Ces récits n’ont rien d’anecdotique ou de pittoresque : tous ont une densité, une épaisseur, une construction millimétrée, et, oserions-nous dire, une morale. On peut alors légitimement se demander si ces dix nouvelles (qui s’ouvrent d’ailleurs sur une femme mordue par un serpent…) ne s’apparenteraient pas à des « textes fondateurs », des bréviaires de vie. Tous les personnages sont confrontés à des sacrifices, des épreuves, à leur part d’ombres aussi ; violences, meurtres, viols, incestes, suicides, c’en est presque trop pour un petit village qui semble incarner en lui-même toutes les malédictions du monde. Nemoùta, village originel de Kanellòpoulos, donc lieu de la création, devient le creuset d’une société confrontée au pire, à la recherche de sa rédemption. L’auteur brouille d’ailleurs savamment les pistes pour entremêler les histoires et les liens de parenté des personnages ; des prénoms, des sobriquets, des évènements se retrouvent dans plusieurs histoires jusqu’à façonner une vaste expérience commune. Les habitants du coin forment ainsi une seule et même tribu, un clan que l’on va voir évoluer à travers les décennies.

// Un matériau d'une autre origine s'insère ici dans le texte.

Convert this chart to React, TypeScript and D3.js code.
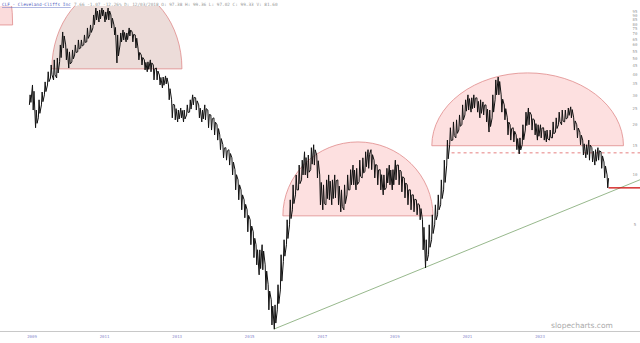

Les peines, les souffrances, les déboires des personnages prennent toujours une dimension excessive, furieuse, voire mythique : on marie une petite fille de neuf ans, on bat les animaux à mort, une rivière en crue emporte un marchand ambulant ; on tue pour un droit de passage sur une terre, on pend une vieille amante pour s’en débarrasser. Les sentiments, les amours, les rancœurs, les haines recuites sont hypertrophiées, dilatées, au sein d’existences les plus austères, le plus silencieuses. Chaque geste posé, chaque mot rare, chaque attitude sont signifiants, et emmènent la narration, sans aucun moment de pause, vers une apogée bouleversante, émaillée de lourds secrets, de désespoirs. Mais aussi de rachat, de pardon, de salut. Si un ou deux vrais salopards traversent les textes, les autres personnages finissent toujours par tendre la main, aider celui qui a mis un genou à terre, exprimer des remords : on n’abandonne pas celui qui est tombé dans un ravin par une nuit glaciale, même s’il vous a tiré dessus. On veille discrètement sur les plus pauvres, les plus fragiles, les innocents, parce que tous appartiennent à la même humanité.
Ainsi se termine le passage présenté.